Vocabulary saved successfully!


# Task 3 - Evaluation and Analysis

In [18]:
# Evaluation metrices

from sklearn.metrics import accuracy_score, precision_recall_fscore_support, confusion_matrix
import numpy as np

def evaluate(model, dataloader, device):
    model.eval()
    
    all_preds = []
    all_labels = []

    with torch.no_grad():
        for s1, s2, labels in dataloader:
            s1 = s1.to(device)
            s2 = s2.to(device)
            labels = labels.to(device)

            logits = model(s1, s2)
            preds = torch.argmax(logits, dim=1)

            all_preds.extend(preds.cpu().numpy())
            all_labels.extend(labels.cpu().numpy())

    # Convert to numpy
    all_preds = np.array(all_preds)
    all_labels = np.array(all_labels)

    # Metrics
    accuracy = accuracy_score(all_labels, all_preds)
    precision, recall, f1, _ = precision_recall_fscore_support(
        all_labels, all_preds, average='weighted'
    )
    cm = confusion_matrix(all_labels, all_preds)

    return accuracy, precision, recall, f1, cm


In [19]:
accuracy, precision, recall, f1, cm = evaluate(sbert_model, dev_loader, device)

print("Accuracy :", accuracy)
print("Precision:", precision)
print("Recall   :", recall)
print("F1-score :", f1)
print("Confusion Matrix:\n", cm)


Accuracy : 0.396
Precision: 0.26448491782816724
Recall   : 0.396
F1-score : 0.3170995508982036
Confusion Matrix:
 [[190   0 139]
 [184   0 149]
 [132   0 206]]


  _warn_prf(average, modifier, f"{metric.capitalize()} is", result.shape[0])


In [20]:
import pandas as pd

results = {
    "Metric": ["Accuracy", "Precision", "Recall", "F1-score"],
    "Score": [accuracy, precision, recall, f1]
}

df = pd.DataFrame(results)
print(df)


      Metric     Score
0   Accuracy  0.396000
1  Precision  0.264485
2     Recall  0.396000
3   F1-score  0.317100


### Limitations and Challenges

There are several challenges that had been faced while implementing these models. 

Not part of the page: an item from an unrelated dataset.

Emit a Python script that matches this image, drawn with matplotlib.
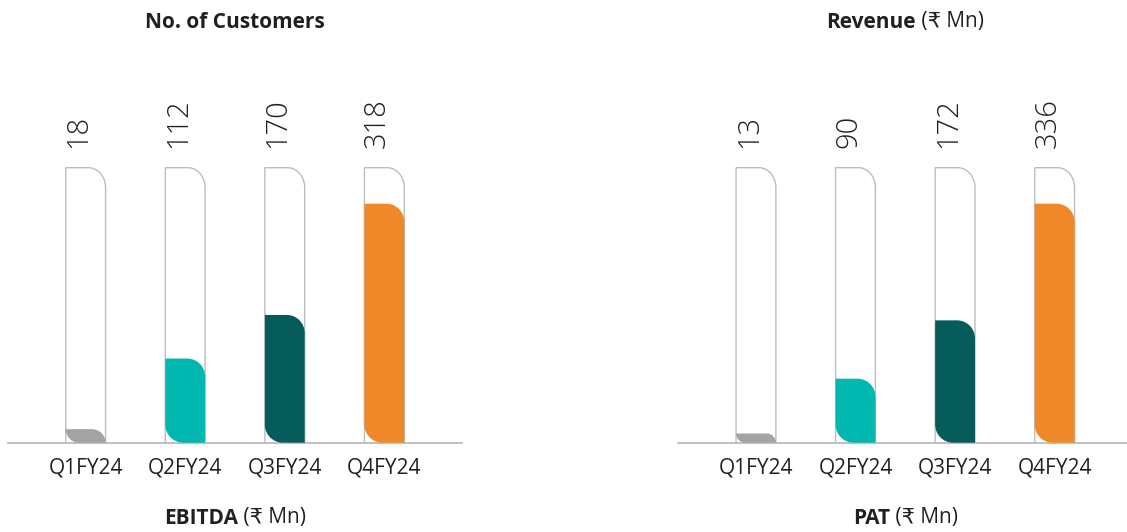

Firstly, there has been limitation in obtaining the two datasets (English Wikipedia and SNLI) directly from URL as most of the servers have been blocked for direct use. To overcome this, various datasets from reliable resources (in this case - Kaggle) are browsed and downloaded manually into the machine and loaded into the notebook. 

Moreover, it took more than days to train the model without errors as tokenization needs further adjustments in merging the models with the first and second tasks. Another thing that has been learnt from this assignment is that data to be trained should be divided effectively from the original dataset as it makes the training time faster and efficient.